== RECORDED INFORMATION ==

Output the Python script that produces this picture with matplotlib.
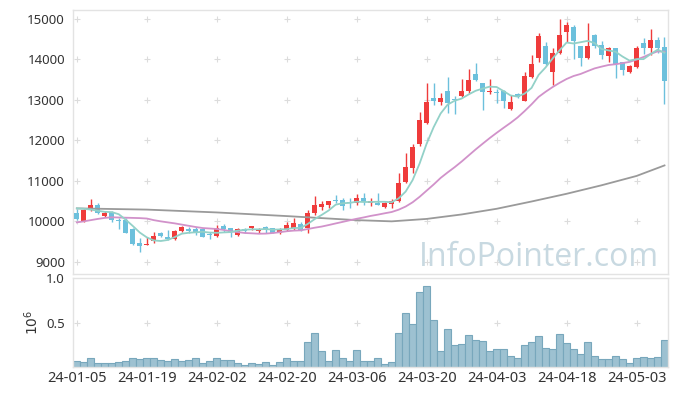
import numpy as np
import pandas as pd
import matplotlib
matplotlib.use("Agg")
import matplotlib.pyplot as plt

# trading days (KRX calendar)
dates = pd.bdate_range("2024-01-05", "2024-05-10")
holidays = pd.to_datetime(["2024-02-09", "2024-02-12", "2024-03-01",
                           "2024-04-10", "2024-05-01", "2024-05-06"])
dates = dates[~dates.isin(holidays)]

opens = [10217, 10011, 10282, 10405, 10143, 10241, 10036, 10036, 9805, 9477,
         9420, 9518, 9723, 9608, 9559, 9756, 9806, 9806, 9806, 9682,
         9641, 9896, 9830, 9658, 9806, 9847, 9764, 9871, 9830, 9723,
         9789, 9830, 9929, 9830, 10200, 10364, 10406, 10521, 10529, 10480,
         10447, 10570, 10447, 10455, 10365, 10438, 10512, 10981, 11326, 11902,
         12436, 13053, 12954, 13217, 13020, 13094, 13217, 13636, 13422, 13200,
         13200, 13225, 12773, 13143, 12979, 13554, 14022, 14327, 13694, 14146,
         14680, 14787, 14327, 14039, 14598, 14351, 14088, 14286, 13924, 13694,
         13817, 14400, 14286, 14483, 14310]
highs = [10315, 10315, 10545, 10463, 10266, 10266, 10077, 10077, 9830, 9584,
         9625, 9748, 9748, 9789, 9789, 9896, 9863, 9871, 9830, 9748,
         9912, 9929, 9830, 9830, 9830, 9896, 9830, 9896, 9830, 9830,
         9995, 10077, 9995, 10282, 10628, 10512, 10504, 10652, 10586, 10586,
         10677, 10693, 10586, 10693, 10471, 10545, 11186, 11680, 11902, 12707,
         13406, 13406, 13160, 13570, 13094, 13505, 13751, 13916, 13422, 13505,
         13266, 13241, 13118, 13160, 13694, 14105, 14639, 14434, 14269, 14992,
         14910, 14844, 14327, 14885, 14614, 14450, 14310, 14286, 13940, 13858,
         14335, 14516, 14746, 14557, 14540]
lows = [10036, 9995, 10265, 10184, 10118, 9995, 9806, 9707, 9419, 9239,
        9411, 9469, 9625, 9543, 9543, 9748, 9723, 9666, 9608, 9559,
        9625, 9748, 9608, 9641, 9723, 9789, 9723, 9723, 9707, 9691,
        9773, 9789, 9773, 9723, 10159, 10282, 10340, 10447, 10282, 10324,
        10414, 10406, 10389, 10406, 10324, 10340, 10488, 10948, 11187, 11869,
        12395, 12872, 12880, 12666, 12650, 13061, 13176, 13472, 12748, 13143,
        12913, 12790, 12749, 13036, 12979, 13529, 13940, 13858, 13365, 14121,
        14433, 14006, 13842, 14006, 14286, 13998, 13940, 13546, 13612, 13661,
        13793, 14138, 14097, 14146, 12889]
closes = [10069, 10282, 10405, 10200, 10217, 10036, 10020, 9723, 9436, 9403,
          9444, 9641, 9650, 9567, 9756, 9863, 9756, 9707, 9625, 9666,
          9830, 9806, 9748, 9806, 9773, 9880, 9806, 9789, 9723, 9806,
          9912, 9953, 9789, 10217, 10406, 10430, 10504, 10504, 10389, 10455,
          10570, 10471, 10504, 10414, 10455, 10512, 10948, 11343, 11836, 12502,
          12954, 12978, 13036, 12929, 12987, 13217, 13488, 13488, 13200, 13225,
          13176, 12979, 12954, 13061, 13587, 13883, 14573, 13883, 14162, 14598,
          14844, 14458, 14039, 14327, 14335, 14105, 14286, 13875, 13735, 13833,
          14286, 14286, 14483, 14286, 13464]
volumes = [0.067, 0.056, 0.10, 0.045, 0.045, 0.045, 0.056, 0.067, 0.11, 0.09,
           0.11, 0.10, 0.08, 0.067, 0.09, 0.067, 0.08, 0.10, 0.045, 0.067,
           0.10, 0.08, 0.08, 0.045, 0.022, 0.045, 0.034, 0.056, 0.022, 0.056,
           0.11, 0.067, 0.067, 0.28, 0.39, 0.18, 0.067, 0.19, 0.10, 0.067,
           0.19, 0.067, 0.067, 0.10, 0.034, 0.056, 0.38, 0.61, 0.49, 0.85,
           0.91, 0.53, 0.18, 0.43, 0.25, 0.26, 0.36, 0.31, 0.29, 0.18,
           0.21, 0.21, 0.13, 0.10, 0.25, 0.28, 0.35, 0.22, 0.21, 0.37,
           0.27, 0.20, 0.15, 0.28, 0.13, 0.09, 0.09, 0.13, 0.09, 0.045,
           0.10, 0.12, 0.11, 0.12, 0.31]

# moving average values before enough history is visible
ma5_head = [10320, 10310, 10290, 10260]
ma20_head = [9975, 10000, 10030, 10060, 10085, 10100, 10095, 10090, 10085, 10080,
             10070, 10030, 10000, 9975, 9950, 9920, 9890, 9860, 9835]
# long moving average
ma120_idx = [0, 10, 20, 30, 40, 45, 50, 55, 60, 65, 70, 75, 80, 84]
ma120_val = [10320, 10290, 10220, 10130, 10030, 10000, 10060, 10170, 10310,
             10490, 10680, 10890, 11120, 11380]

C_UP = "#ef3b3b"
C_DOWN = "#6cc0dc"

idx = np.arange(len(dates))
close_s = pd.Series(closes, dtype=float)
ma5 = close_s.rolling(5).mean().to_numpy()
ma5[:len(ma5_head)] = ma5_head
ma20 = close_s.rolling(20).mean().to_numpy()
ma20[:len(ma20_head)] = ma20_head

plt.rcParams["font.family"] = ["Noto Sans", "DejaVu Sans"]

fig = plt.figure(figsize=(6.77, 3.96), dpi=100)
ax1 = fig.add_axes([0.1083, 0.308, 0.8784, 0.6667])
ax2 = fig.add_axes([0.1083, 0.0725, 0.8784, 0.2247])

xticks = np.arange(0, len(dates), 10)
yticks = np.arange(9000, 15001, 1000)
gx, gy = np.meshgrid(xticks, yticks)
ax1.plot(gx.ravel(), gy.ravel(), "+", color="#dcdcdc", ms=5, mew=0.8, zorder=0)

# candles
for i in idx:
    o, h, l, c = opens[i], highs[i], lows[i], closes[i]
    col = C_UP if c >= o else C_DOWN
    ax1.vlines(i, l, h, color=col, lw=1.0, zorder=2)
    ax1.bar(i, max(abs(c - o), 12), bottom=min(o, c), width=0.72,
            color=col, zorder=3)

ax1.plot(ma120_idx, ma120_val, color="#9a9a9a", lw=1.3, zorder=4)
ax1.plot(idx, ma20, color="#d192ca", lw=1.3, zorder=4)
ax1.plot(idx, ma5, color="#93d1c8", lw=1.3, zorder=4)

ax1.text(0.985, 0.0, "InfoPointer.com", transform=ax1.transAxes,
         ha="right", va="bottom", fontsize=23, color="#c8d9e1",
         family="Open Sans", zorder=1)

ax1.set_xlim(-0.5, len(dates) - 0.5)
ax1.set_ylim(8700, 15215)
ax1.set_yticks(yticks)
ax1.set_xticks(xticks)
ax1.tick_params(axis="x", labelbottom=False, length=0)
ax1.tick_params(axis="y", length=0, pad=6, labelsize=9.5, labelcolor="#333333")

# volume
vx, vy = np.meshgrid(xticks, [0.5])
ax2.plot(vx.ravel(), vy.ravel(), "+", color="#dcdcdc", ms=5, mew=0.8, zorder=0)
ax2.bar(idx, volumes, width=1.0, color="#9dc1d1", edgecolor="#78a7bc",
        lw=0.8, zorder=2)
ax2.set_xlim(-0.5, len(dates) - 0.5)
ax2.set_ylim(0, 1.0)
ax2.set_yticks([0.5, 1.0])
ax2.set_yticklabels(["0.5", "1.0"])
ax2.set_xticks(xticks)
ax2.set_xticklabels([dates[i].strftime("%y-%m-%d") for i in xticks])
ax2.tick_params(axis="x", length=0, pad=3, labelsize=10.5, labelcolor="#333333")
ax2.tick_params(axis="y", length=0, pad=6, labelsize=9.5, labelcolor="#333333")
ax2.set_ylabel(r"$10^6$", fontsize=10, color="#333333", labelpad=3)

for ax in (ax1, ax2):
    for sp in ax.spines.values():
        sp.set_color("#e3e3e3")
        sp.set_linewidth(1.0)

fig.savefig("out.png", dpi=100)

===

Pictures are excluded; extract exactly the lines from the start of the data through the line that holds "dates = dates[~dates.isin(holidays)]", both ends included.

Output the Python script that produces this picture with matplotlib.
import numpy as np
import pandas as pd
import matplotlib
matplotlib.use("Agg")
import matplotlib.pyplot as plt

# trading days (KRX calendar)
dates = pd.bdate_range("2024-01-05", "2024-05-10")
holidays = pd.to_datetime(["2024-02-09", "2024-02-12", "2024-03-01",
                           "2024-04-10", "2024-05-01", "2024-05-06"])
dates = dates[~dates.isin(holidays)]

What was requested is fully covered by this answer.